# DATA LINES:
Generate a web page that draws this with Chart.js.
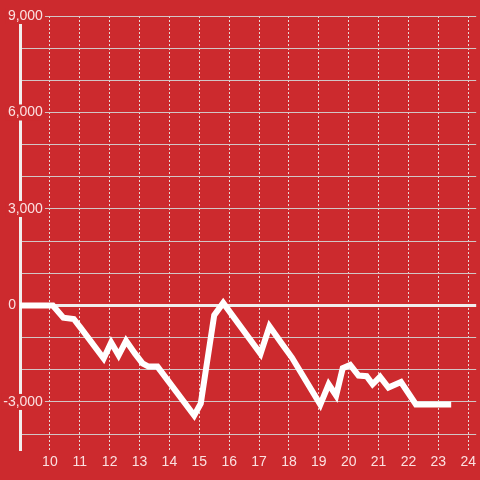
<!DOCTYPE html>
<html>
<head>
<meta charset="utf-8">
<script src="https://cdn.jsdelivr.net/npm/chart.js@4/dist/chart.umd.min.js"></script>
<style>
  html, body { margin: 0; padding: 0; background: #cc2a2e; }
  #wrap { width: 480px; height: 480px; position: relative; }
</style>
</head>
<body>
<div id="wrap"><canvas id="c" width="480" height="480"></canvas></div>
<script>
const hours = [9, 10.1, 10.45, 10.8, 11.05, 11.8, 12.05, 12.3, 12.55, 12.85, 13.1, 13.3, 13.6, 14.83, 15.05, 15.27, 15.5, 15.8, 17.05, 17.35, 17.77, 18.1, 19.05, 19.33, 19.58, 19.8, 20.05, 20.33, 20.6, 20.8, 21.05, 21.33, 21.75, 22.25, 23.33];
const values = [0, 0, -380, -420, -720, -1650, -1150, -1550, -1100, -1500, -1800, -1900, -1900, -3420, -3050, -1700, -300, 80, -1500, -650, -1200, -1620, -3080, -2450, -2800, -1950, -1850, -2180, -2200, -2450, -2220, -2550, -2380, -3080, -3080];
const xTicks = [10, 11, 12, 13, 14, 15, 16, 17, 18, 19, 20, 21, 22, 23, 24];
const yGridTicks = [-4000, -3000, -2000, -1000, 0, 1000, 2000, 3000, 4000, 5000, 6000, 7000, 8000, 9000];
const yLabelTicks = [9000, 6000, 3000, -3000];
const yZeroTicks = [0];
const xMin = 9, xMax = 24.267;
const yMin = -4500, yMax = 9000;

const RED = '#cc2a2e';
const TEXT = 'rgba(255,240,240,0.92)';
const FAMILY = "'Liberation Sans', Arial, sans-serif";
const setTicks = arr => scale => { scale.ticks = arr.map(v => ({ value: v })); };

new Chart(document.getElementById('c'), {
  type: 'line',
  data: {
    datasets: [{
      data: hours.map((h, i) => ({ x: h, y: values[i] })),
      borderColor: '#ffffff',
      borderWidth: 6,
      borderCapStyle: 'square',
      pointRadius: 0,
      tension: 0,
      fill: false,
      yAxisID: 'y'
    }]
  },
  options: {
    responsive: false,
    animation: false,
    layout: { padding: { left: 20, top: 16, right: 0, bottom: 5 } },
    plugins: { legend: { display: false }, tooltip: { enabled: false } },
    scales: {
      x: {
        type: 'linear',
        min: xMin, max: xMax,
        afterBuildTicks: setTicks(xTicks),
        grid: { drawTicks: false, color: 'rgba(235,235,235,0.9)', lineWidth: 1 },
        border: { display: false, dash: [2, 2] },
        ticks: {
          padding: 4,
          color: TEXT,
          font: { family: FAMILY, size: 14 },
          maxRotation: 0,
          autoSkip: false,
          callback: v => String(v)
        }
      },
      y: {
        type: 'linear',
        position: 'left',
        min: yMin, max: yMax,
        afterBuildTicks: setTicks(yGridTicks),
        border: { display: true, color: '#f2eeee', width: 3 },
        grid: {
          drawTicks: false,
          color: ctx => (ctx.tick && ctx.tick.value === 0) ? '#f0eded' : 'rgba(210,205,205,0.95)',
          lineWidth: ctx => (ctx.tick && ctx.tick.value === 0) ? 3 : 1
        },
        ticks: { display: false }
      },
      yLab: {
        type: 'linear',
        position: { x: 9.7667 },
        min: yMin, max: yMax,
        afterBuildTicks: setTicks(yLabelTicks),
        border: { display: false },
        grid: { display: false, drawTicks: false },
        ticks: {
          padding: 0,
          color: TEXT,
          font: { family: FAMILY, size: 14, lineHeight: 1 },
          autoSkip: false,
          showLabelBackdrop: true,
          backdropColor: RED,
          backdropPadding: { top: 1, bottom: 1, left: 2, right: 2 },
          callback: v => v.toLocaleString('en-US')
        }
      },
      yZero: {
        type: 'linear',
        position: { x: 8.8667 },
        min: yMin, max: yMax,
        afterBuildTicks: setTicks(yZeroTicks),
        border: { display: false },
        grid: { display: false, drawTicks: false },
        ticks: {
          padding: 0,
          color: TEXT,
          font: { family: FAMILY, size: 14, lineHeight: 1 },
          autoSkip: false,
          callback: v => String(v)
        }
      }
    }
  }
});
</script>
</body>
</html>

# WHAT IS EXPECTED:
Please repeat exactly the data above from its first line to the line that contains "const setTicks = arr", inclusive, and leave every picture out.

# RESPONSE TO THE EXERCISE:
Generate a web page that draws this with Chart.js.
<!DOCTYPE html>
<html>
<head>
<meta charset="utf-8">
<script src="https://cdn.jsdelivr.net/npm/chart.js@4/dist/chart.umd.min.js"></script>
<style>
  html, body { margin: 0; padding: 0; background: #cc2a2e; }
  #wrap { width: 480px; height: 480px; position: relative; }
</style>
</head>
<body>
<div id="wrap"><canvas id="c" width="480" height="480"></canvas></div>
<script>
const hours = [9, 10.1, 10.45, 10.8, 11.05, 11.8, 12.05, 12.3, 12.55, 12.85, 13.1, 13.3, 13.6, 14.83, 15.05, 15.27, 15.5, 15.8, 17.05, 17.35, 17.77, 18.1, 19.05, 19.33, 19.58, 19.8, 20.05, 20.33, 20.6, 20.8, 21.05, 21.33, 21.75, 22.25, 23.33];
const values = [0, 0, -380, -420, -720, -1650, -1150, -1550, -1100, -1500, -1800, -1900, -1900, -3420, -3050, -1700, -300, 80, -1500, -650, -1200, -1620, -3080, -2450, -2800, -1950, -1850, -2180, -2200, -2450, -2220, -2550, -2380, -3080, -3080];
const xTicks = [10, 11, 12, 13, 14, 15, 16, 17, 18, 19, 20, 21, 22, 23, 24];
const yGridTicks = [-4000, -3000, -2000, -1000, 0, 1000, 2000, 3000, 4000, 5000, 6000, 7000, 8000, 9000];
const yLabelTicks = [9000, 6000, 3000, -3000];
const yZeroTicks = [0];
const xMin = 9, xMax = 24.267;
const yMin = -4500, yMax = 9000;

const RED = '#cc2a2e';
const TEXT = 'rgba(255,240,240,0.92)';
const FAMILY = "'Liberation Sans', Arial, sans-serif";
const setTicks = arr => scale => { scale.ticks = arr.map(v => ({ value: v })); };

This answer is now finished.